• Exercise:
Reproduce each line of the material exactly, minus any picture.

Entries with chart source code:

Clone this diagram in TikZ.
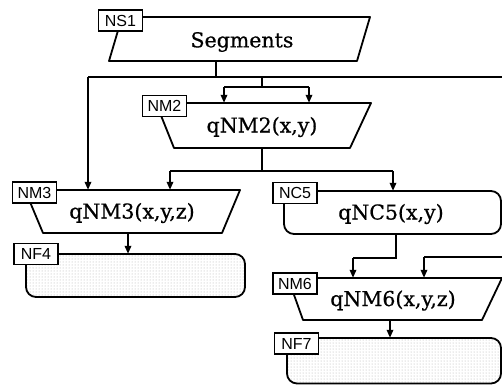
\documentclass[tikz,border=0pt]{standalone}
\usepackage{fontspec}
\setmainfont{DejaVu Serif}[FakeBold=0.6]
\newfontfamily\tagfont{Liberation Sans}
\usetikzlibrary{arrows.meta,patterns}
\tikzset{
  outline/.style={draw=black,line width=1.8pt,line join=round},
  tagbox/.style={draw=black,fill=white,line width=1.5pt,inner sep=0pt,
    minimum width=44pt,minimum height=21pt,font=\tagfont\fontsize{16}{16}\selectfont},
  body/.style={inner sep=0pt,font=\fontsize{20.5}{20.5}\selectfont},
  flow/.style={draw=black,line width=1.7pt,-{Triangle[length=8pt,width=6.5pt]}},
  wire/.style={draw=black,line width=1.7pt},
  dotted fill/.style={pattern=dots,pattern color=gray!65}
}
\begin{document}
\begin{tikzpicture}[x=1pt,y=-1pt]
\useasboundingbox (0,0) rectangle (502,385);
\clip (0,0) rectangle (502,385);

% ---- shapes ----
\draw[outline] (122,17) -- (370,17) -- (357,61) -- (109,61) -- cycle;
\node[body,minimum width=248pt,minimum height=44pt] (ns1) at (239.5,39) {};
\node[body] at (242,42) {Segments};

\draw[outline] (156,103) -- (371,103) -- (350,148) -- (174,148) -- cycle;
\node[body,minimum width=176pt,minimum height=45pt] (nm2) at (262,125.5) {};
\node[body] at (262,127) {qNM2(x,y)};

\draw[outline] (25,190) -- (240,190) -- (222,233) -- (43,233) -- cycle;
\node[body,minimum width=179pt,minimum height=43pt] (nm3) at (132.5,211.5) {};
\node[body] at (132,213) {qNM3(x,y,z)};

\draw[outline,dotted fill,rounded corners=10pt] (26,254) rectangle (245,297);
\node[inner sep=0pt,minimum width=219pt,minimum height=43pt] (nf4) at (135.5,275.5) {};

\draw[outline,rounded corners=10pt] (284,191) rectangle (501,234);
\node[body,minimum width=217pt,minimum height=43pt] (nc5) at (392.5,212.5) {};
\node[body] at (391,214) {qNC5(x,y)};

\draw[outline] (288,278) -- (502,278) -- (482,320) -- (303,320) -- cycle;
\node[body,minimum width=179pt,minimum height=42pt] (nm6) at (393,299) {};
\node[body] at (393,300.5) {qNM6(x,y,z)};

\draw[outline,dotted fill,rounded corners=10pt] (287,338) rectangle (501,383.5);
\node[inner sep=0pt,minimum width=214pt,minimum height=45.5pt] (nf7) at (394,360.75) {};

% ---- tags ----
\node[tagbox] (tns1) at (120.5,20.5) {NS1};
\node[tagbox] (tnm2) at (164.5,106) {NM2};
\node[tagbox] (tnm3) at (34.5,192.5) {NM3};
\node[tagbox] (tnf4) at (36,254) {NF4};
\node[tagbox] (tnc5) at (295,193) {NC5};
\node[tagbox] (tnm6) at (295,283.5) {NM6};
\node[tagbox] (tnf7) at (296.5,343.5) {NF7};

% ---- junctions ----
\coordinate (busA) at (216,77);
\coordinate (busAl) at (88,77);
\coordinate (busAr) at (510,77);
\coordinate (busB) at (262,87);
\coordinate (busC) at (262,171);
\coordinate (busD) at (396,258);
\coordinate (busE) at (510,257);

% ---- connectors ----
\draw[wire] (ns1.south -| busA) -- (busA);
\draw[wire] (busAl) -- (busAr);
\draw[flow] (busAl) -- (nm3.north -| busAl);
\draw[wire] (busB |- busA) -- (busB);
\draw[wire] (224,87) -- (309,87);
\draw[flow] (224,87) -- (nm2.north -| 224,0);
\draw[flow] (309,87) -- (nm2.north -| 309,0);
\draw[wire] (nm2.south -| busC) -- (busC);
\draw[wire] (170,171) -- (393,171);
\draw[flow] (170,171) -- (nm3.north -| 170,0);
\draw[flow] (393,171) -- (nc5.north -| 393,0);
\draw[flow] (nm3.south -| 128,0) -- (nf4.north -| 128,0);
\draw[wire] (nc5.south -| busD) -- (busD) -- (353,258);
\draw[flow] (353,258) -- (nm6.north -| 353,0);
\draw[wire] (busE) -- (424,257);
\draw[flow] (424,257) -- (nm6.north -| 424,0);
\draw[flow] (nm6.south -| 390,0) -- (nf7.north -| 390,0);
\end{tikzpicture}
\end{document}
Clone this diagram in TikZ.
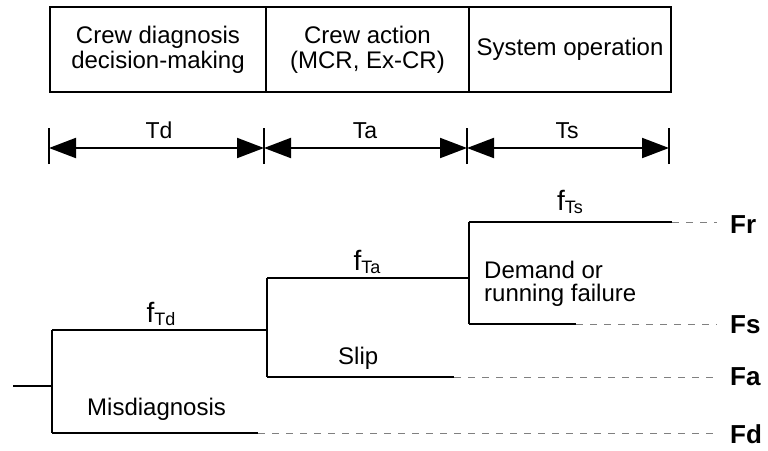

• Exercise output:
Clone this diagram in TikZ.
\documentclass[tikz,border=0pt]{standalone}
\usepackage{fontspec}
\setmainfont{DejaVu Serif}[FakeBold=0.6]
\newfontfamily\tagfont{Liberation Sans}
\usetikzlibrary{arrows.meta,patterns}
\tikzset{
  outline/.style={draw=black,line width=1.8pt,line join=round},
  tagbox/.style={draw=black,fill=white,line width=1.5pt,inner sep=0pt,
    minimum width=44pt,minimum height=21pt,font=\tagfont\fontsize{16}{16}\selectfont},
  body/.style={inner sep=0pt,font=\fontsize{20.5}{20.5}\selectfont},
  flow/.style={draw=black,line width=1.7pt,-{Triangle[length=8pt,width=6.5pt]}},
  wire/.style={draw=black,line width=1.7pt},
  dotted fill/.style={pattern=dots,pattern color=gray!65}
}
\begin{document}
\begin{tikzpicture}[x=1pt,y=-1pt]
\useasboundingbox (0,0) rectangle (502,385);
\clip (0,0) rectangle (502,385);

% ---- shapes ----
\draw[outline] (122,17) -- (370,17) -- (357,61) -- (109,61) -- cycle;
\node[body,minimum width=248pt,minimum height=44pt] (ns1) at (239.5,39) {};
\node[body] at (242,42) {Segments};

\draw[outline] (156,103) -- (371,103) -- (350,148) -- (174,148) -- cycle;
\node[body,minimum width=176pt,minimum height=45pt] (nm2) at (262,125.5) {};
\node[body] at (262,127) {qNM2(x,y)};

\draw[outline] (25,190) -- (240,190) -- (222,233) -- (43,233) -- cycle;
\node[body,minimum width=179pt,minimum height=43pt] (nm3) at (132.5,211.5) {};
\node[body] at (132,213) {qNM3(x,y,z)};

\draw[outline,dotted fill,rounded corners=10pt] (26,254) rectangle (245,297);
\node[inner sep=0pt,minimum width=219pt,minimum height=43pt] (nf4) at (135.5,275.5) {};

\draw[outline,rounded corners=10pt] (284,191) rectangle (501,234);
\node[body,minimum width=217pt,minimum height=43pt] (nc5) at (392.5,212.5) {};
\node[body] at (391,214) {qNC5(x,y)};

\draw[outline] (288,278) -- (502,278) -- (482,320) -- (303,320) -- cycle;
\node[body,minimum width=179pt,minimum height=42pt] (nm6) at (393,299) {};
\node[body] at (393,300.5) {qNM6(x,y,z)};

\draw[outline,dotted fill,rounded corners=10pt] (287,338) rectangle (501,383.5);
\node[inner sep=0pt,minimum width=214pt,minimum height=45.5pt] (nf7) at (394,360.75) {};

% ---- tags ----
\node[tagbox] (tns1) at (120.5,20.5) {NS1};
\node[tagbox] (tnm2) at (164.5,106) {NM2};
\node[tagbox] (tnm3) at (34.5,192.5) {NM3};
\node[tagbox] (tnf4) at (36,254) {NF4};
\node[tagbox] (tnc5) at (295,193) {NC5};
\node[tagbox] (tnm6) at (295,283.5) {NM6};
\node[tagbox] (tnf7) at (296.5,343.5) {NF7};

% ---- junctions ----
\coordinate (busA) at (216,77);
\coordinate (busAl) at (88,77);
\coordinate (busAr) at (510,77);
\coordinate (busB) at (262,87);
\coordinate (busC) at (262,171);
\coordinate (busD) at (396,258);
\coordinate (busE) at (510,257);

% ---- connectors ----
\draw[wire] (ns1.south -| busA) -- (busA);
\draw[wire] (busAl) -- (busAr);
\draw[flow] (busAl) -- (nm3.north -| busAl);
\draw[wire] (busB |- busA) -- (busB);
\draw[wire] (224,87) -- (309,87);
\draw[flow] (224,87) -- (nm2.north -| 224,0);
\draw[flow] (309,87) -- (nm2.north -| 309,0);
\draw[wire] (nm2.south -| busC) -- (busC);
\draw[wire] (170,171) -- (393,171);
\draw[flow] (170,171) -- (nm3.north -| 170,0);
\draw[flow] (393,171) -- (nc5.north -| 393,0);
\draw[flow] (nm3.south -| 128,0) -- (nf4.north -| 128,0);
\draw[wire] (nc5.south -| busD) -- (busD) -- (353,258);
\draw[flow] (353,258) -- (nm6.north -| 353,0);
\draw[wire] (busE) -- (424,257);
\draw[flow] (424,257) -- (nm6.north -| 424,0);
\draw[flow] (nm6.south -| 390,0) -- (nf7.north -| 390,0);
\end{tikzpicture}
\end{document}
Clone this diagram in TikZ.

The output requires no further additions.